YOUR INSTRUCTIONS:
From the listing below, pull out every line where the string "image" appears.

_ _ _

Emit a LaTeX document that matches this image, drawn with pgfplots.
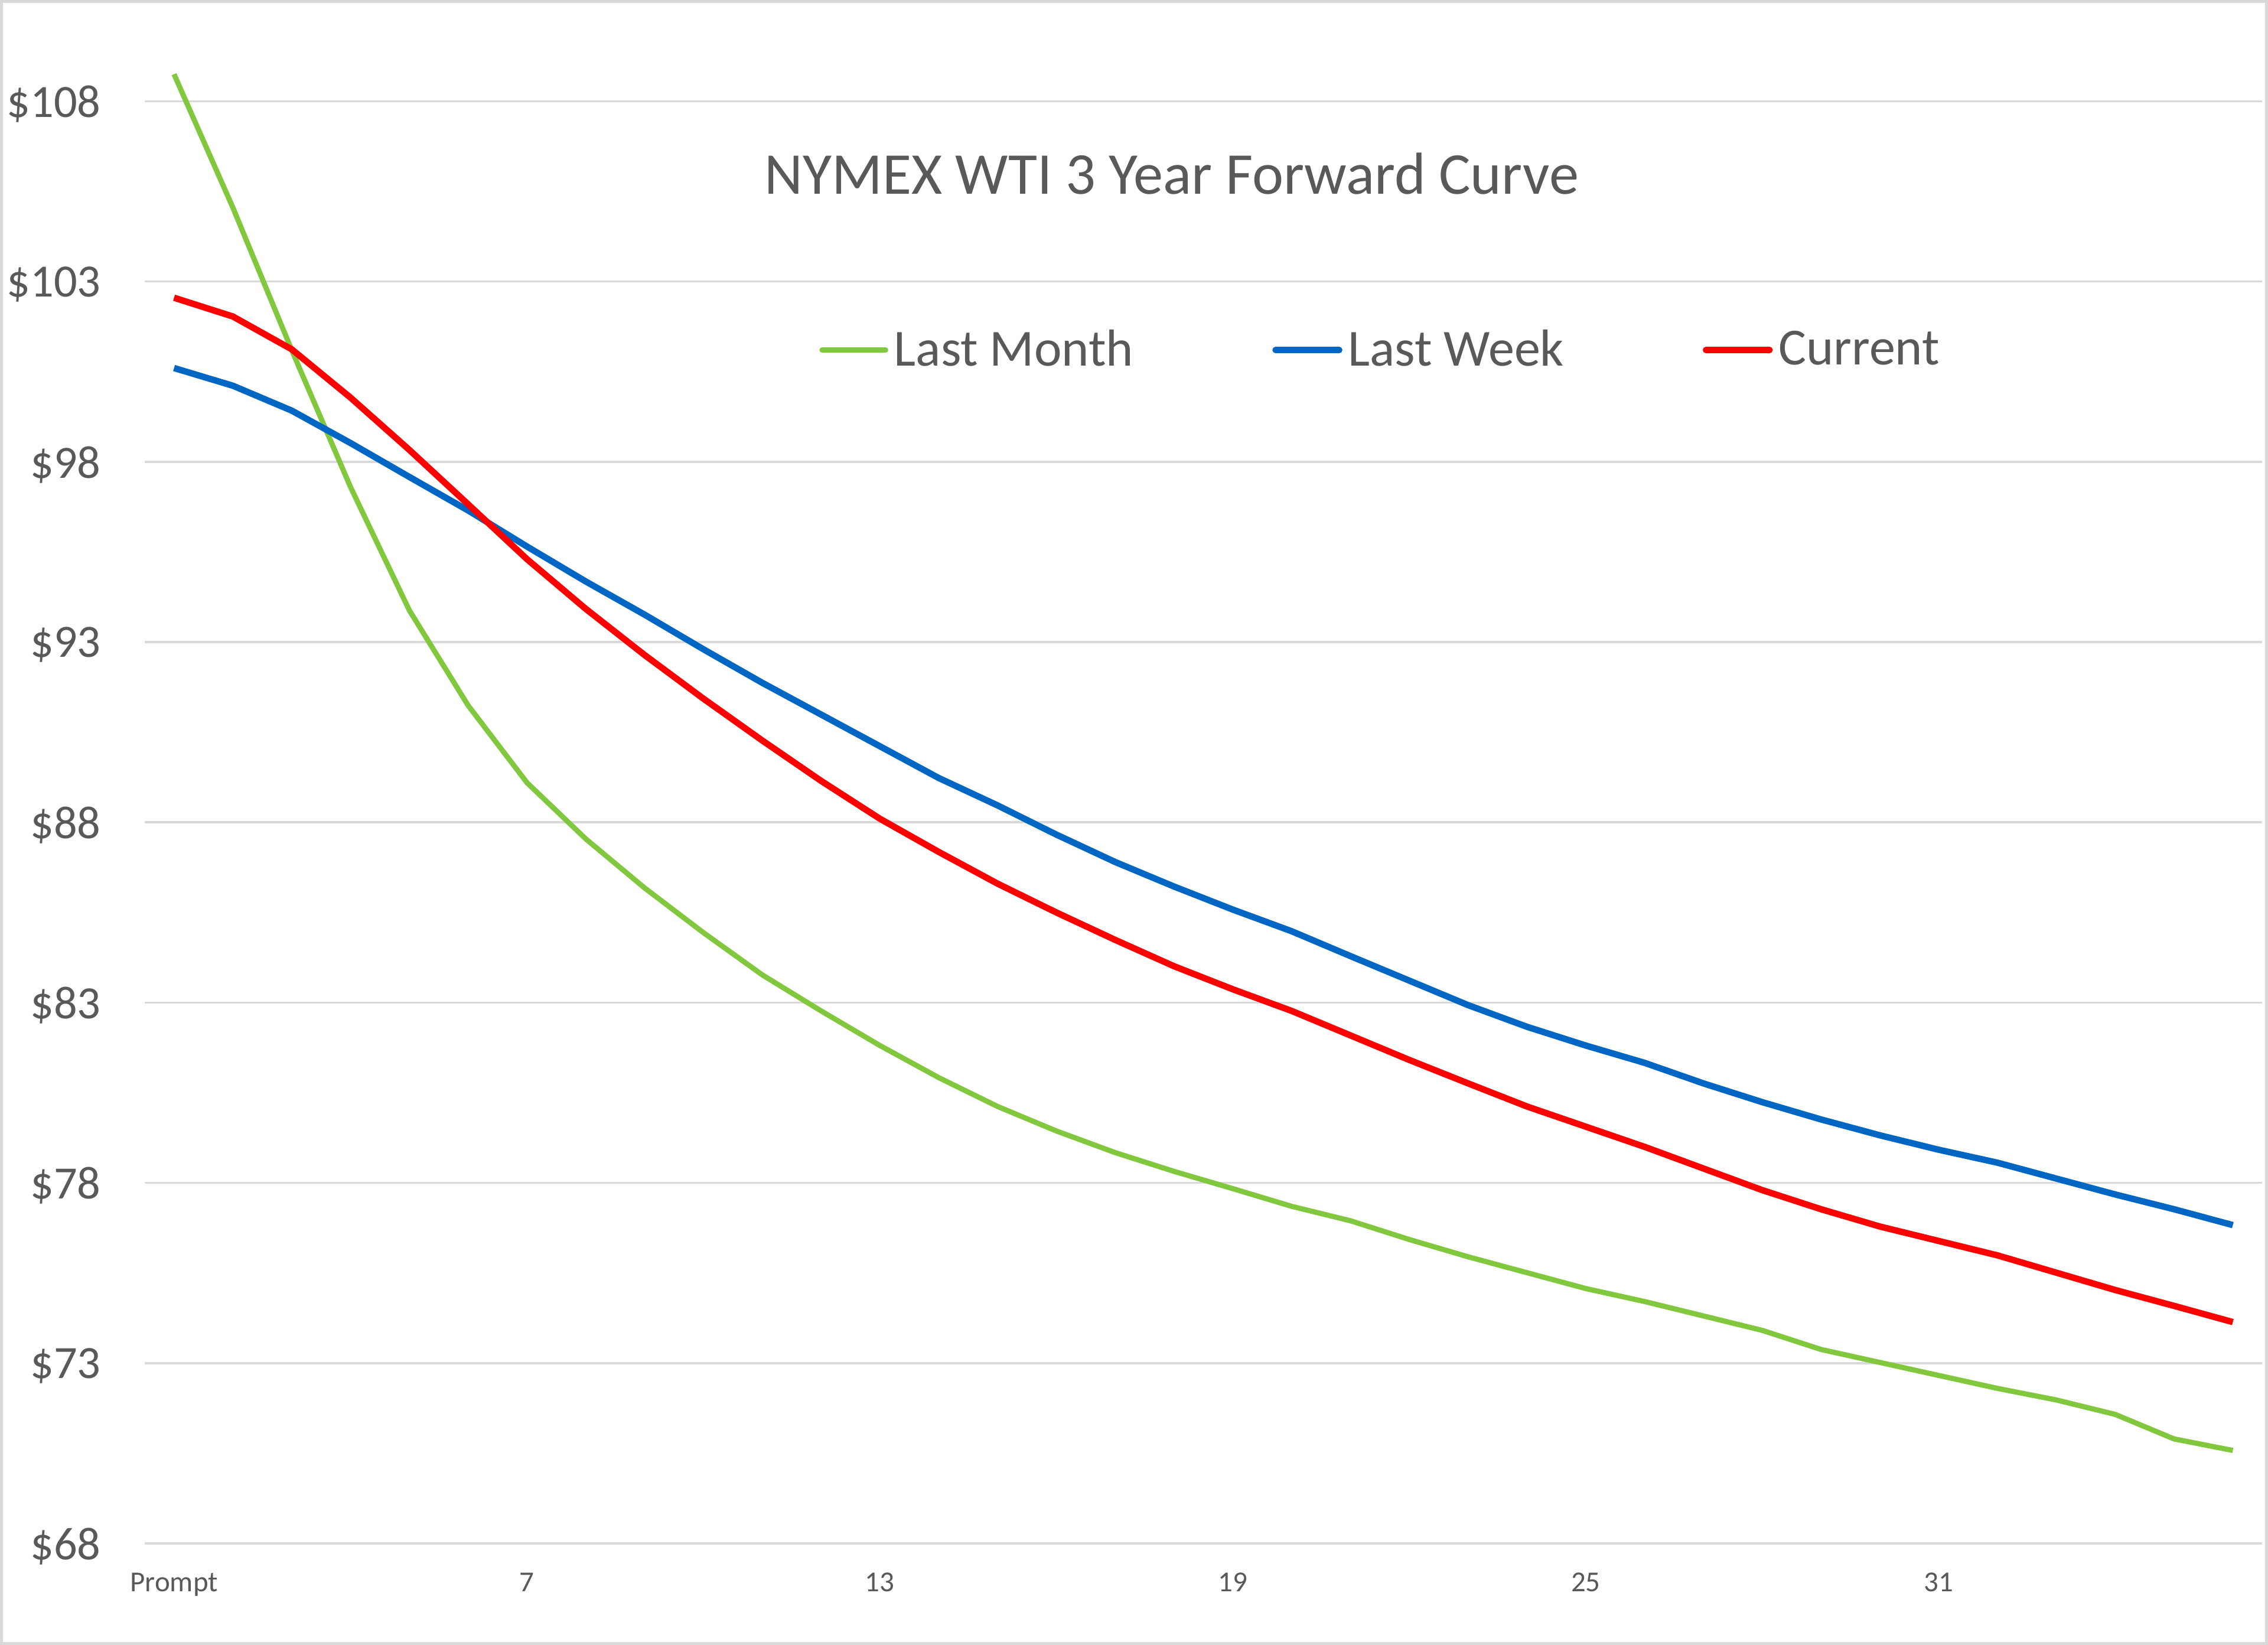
\documentclass[border=0pt]{standalone}
\usepackage{pgfplots}
\pgfplotsset{compat=1.18}
\usepackage{pgfplotstable}
\usepackage{fontspec}
\setmainfont{Carlito}
\definecolor{txtgray}{HTML}{595959}
\definecolor{gridgray}{HTML}{D9D9D9}
\definecolor{cgreen}{HTML}{82C83E}
\definecolor{cblue}{HTML}{0066C4}
\definecolor{cred}{HTML}{FF0000}

\pgfplotstableread{
m  lastmonth lastweek current
1  108.75 100.60 102.55
2  105.05 100.11 102.03
3  101.10  99.42 101.12
4   97.30  98.52  99.78
5   93.88  97.58  98.33
6   91.24  96.65  96.82
7   89.10  95.65  95.30
8   87.54  94.68  93.92
9   86.18  93.76  92.64
10  84.94  92.80  91.43
11  83.77  91.87  90.27
12  82.77  90.99  89.15
13  81.81  90.11  88.10
14  80.92  89.23  87.18
15  80.12  88.47  86.30
16  79.44  87.66  85.50
17  78.84  86.90  84.74
18  78.32  86.22  84.01
19  77.84  85.58  83.37
20  77.35  84.98  82.77
21  76.95  84.29  82.09
22  76.43  83.61  81.41
23  75.95  82.93  80.76
24  75.51  82.33  80.12
25  75.07  81.81  79.56
26  74.71  81.33  79.00
27  74.31  80.76  78.40
28  73.91  80.24  77.80
29  73.38  79.76  77.27
30  73.02  79.32  76.79
31  72.66  78.92  76.39
32  72.30  78.56  75.99
33  71.98  78.12  75.51
34  71.58  77.68  75.03
35  70.90  77.27  74.59
36  70.58  76.83  74.14
}\datatable

\begin{document}
\begin{tikzpicture}
\path[use as bounding box] (-50pt,-35pt) rectangle (734pt,533.5pt);
\draw[gridgray, line width=1pt] (-49.5pt,-34.5pt) rectangle (733.5pt,533pt);
\begin{axis}[
  at={(0,0)}, anchor=south west,
  scale only axis,
  width=732pt, height=517.2pt,
  xmin=0.5, xmax=36.5,
  ymin=68, ymax=109.5,
  axis line style={draw=none},
  major tick length=0pt,
  ymajorgrids,
  grid style={gridgray, line width=0.75pt},
  ytick={68,73,78,83,88,93,98,103,108},
  yticklabels={\$68,\$73,\$78,\$83,\$88,\$93,\$98,\$103,\$108},
  xtick={1,7,13,19,25,31},
  xticklabels={Prompt,7,13,19,25,31},
  yticklabel style={font=\fontsize{16}{16}\selectfont, text=txtgray, anchor=east, inner sep=0pt, xshift=-15pt, yshift=-1pt},
  xticklabel style={font=\fontsize{10}{10}\selectfont, text=txtgray, anchor=north, inner sep=0pt, yshift=-10pt},
  legend columns=3,
  legend style={
    at={(0.5845,0.7976)}, anchor=center, draw=none, fill=none,
    inner sep=0pt,
    font=\fontsize{18}{18}\selectfont, text=txtgray,
    nodes={inner sep=2pt},
    /tikz/every even column/.append style={column sep=46pt},
  },
  legend image code/.code={\draw[#1, line cap=round] (0pt,0pt) -- (22pt,0pt);},
]
\addplot[cgreen, line width=1.8pt, no markers, line join=round] table[x=m, y=lastmonth] {\datatable};
\addlegendentry{Last Month}
\addplot[cblue, line width=2.2pt, no markers, line join=round] table[x=m, y=lastweek] {\datatable};
\addlegendentry{Last Week}
\addplot[cred, line width=2.2pt, no markers, line join=round] table[x=m, y=current] {\datatable};
\addlegendentry{Current}
\node[font=\fontsize{20.5}{20.5}\selectfont, text=txtgray, anchor=center] at (axis description cs:0.485,0.9155) {NYMEX WTI 3 Year Forward Curve};
\end{axis}
\end{tikzpicture}
\end{document}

_ _ _

WORKED ANSWER:
Emit a LaTeX document that matches this image, drawn with pgfplots.
  legend image code/.code={\draw[#1, line cap=round] (0pt,0pt) -- (22pt,0pt);},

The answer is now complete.